Copy exactly the lines from the beginning of the data down to and including the line holding "from matplotlib.transforms import", without any pictures.

▸ STORED DATA:
----------
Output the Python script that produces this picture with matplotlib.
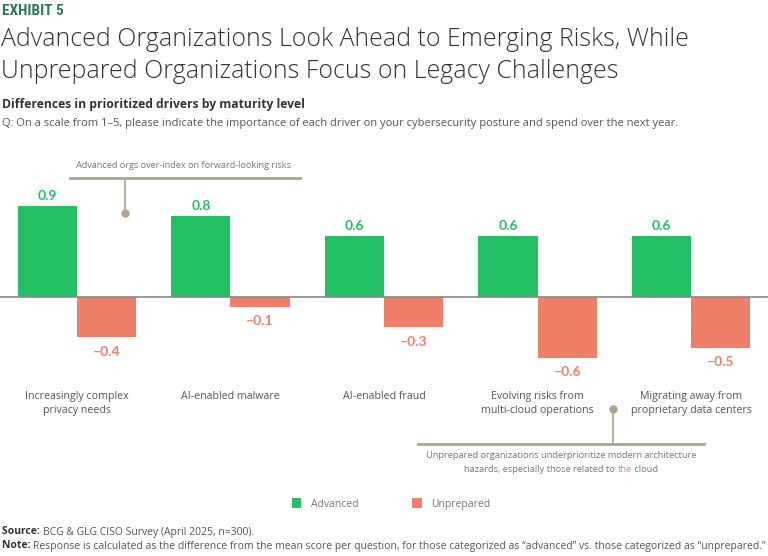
import numpy as np
import matplotlib
matplotlib.use("Agg")
import matplotlib.pyplot as plt
from matplotlib.transforms import blended_transform_factory

# data
categories = ["Increasingly complex\nprivacy needs", "AI-enabled malware", "AI-enabled fraud",
              "Evolving risks from\nmulti-cloud operations", "Migrating away from\nproprietary data centers"]
advanced = [0.9, 0.8, 0.6, 0.6, 0.6]
unprepared = [-0.4, -0.1, -0.3, -0.6, -0.5]
series_names = ["Advanced", "Unprepared"]

GREEN = "#22C062"
SALMON = "#F07F69"
TAN = "#B3A28E"
GREY = "#555555"
DARK = "#333333"

plt.rcParams['font.family'] = ['Open Sans', 'DejaVu Sans']

W, H = 768, 556
fig = plt.figure(figsize=(W / 100, H / 100), dpi=100)


def fx(px):
    return px / W


def fy(py):
    return 1 - py / H


# axes: x spans whole width, baseline at y=297 px, 101 px per unit
top_px, bot_px = 170, 380
ax = fig.add_axes([0, fy(bot_px), 1, (bot_px - top_px) / H])
ax.set_xlim(-0.5, 4.5)
ax.set_ylim(-(bot_px - 297) / 101, (297 - top_px) / 101)
ax.axis("off")

x = np.arange(len(categories))
bw = 0.385
ax.bar(x - bw / 2, advanced, bw, color=GREEN, label=series_names[0])
ax.bar(x + bw / 2, unprepared, bw, color=SALMON, label=series_names[1])
ax.axhline(0, color="#888888", lw=1.2, zorder=3)

for i in range(len(categories)):
    ax.annotate(f"{advanced[i]:.1f}", (x[i] - bw / 2, advanced[i]), xytext=(0, 3),
                textcoords="offset points", ha="center", va="bottom",
                color=GREEN, fontsize=10, fontweight="bold", family=["Lato", "DejaVu Sans"])
    ax.annotate(f"\u2013{abs(unprepared[i]):.1f}", (x[i] + bw / 2, unprepared[i]), xytext=(0, -6),
                textcoords="offset points", ha="center", va="top",
                color=SALMON, fontsize=10, fontweight="bold", family=["Lato", "DejaVu Sans"])

tr = blended_transform_factory(ax.transData, fig.transFigure)
for i, c in enumerate(categories):
    ax.text(x[i], fy(391), c, transform=tr, ha="center", va="top", fontsize=7.7,
            color=GREY, linespacing=1.35)

# titles
fig.text(fx(2), fy(11), "EXHIBIT 5", color="#2B7A55", fontsize=11, fontweight="bold",
         va="center", ha="left", family=["Roboto Condensed", "Open Sans", "DejaVu Sans"])
fig.text(fx(1), fy(39), "Advanced Organizations Look Ahead to Emerging Risks, While",
         fontsize=17.9, color=DARK, va="center", ha="left", fontweight="light")
fig.text(fx(1), fy(71), "Unprepared Organizations Focus on Legacy Challenges",
         fontsize=17.9, color=DARK, va="center", ha="left", fontweight="light")
fig.text(fx(2), fy(105), "Differences in prioritized drivers by maturity level", fontsize=8.75,
         fontweight="bold", color=DARK, va="center", ha="left")
fig.text(fx(2), fy(124), "Q: On a scale from 1\u20135, please indicate the importance of each driver "
         "on your cybersecurity posture and spend over the next year.",
         fontsize=8, color=GREY, va="center", ha="left")

# top annotation
fig.add_artist(plt.Line2D([fx(70), fx(300)], [fy(178), fy(178)], color=TAN, lw=2))
fig.add_artist(plt.Line2D([fx(125), fx(125)], [fy(178), fy(213)], color=TAN, lw=1.2))
fig.add_artist(plt.Line2D([fx(125)], [fy(213)], color=TAN, marker="o", ms=5))
fig.text(fx(184), fy(166), "Advanced orgs over-index on forward-looking risks", fontsize=6.6,
         color="#777777", ha="center", va="center")

# bottom annotation
fig.add_artist(plt.Line2D([fx(418), fx(704)], [fy(444), fy(444)], color=TAN, lw=2))
fig.add_artist(plt.Line2D([fx(613), fx(613)], [fy(409), fy(444)], color=TAN, lw=1.2))
fig.add_artist(plt.Line2D([fx(613)], [fy(409)], color=TAN, marker="o", ms=5))
fig.text(fx(561), fy(456), "Unprepared organizations underprioritize modern architecture",
         fontsize=6.7, color="#777777", ha="center", va="center")

renderer = fig.canvas.get_renderer()


def pieces(x_center_px, y_px, parts, **kw):
    # draw several text pieces side by side, centered on x_center_px
    texts = [fig.text(0, fy(y_px), s, va="center", ha="left", **kw, **p) for s, p in parts]
    widths = [t.get_window_extent(renderer).width for t in texts]
    start = x_center_px - sum(widths) / 2
    for t, w in zip(texts, widths):
        t.set_x(fx(start))
        start += w
    return texts


pieces(561, 469, [("hazards, especially those related to ", {"color": "#777777"}),
                  ("the", {"color": SALMON}),
                  (" cloud", {"color": "#777777"})], fontsize=6.7)

# legend
fig.legend(loc="center", bbox_to_anchor=(fx(391), fy(504)), ncol=2, frameon=False,
           fontsize=7.5, handlelength=0.9, handleheight=1.0, columnspacing=5.2,
           handletextpad=0.9, labelcolor="#777777")


def left_pieces(x_px, y_px, parts, **kw):
    start = x_px
    for s, p in parts:
        t = fig.text(fx(start), fy(y_px), s, va="center", ha="left", **kw, **p)
        start += t.get_window_extent(renderer).width


left_pieces(2, 532, [("Source: ", {"fontweight": "bold", "color": DARK}),
                     ("BCG & GLG CISO Survey (April 2025, n=300).", {"color": GREY})], fontsize=7.5)
left_pieces(2, 546, [("Note: ", {"fontweight": "bold", "color": DARK}),
                     ("Response is calculated as the difference from the mean score per question, "
                      "for those categorized as \u201cadvanced\u201d vs. those categorized as "
                      "\u201cunprepared.\u201d", {"color": GREY})], fontsize=7.5)

fig.savefig("out.png", dpi=100)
----------
▸ REPLY TO THE TASK:
Output the Python script that produces this picture with matplotlib.
import numpy as np
import matplotlib
matplotlib.use("Agg")
import matplotlib.pyplot as plt
from matplotlib.transforms import blended_transform_factory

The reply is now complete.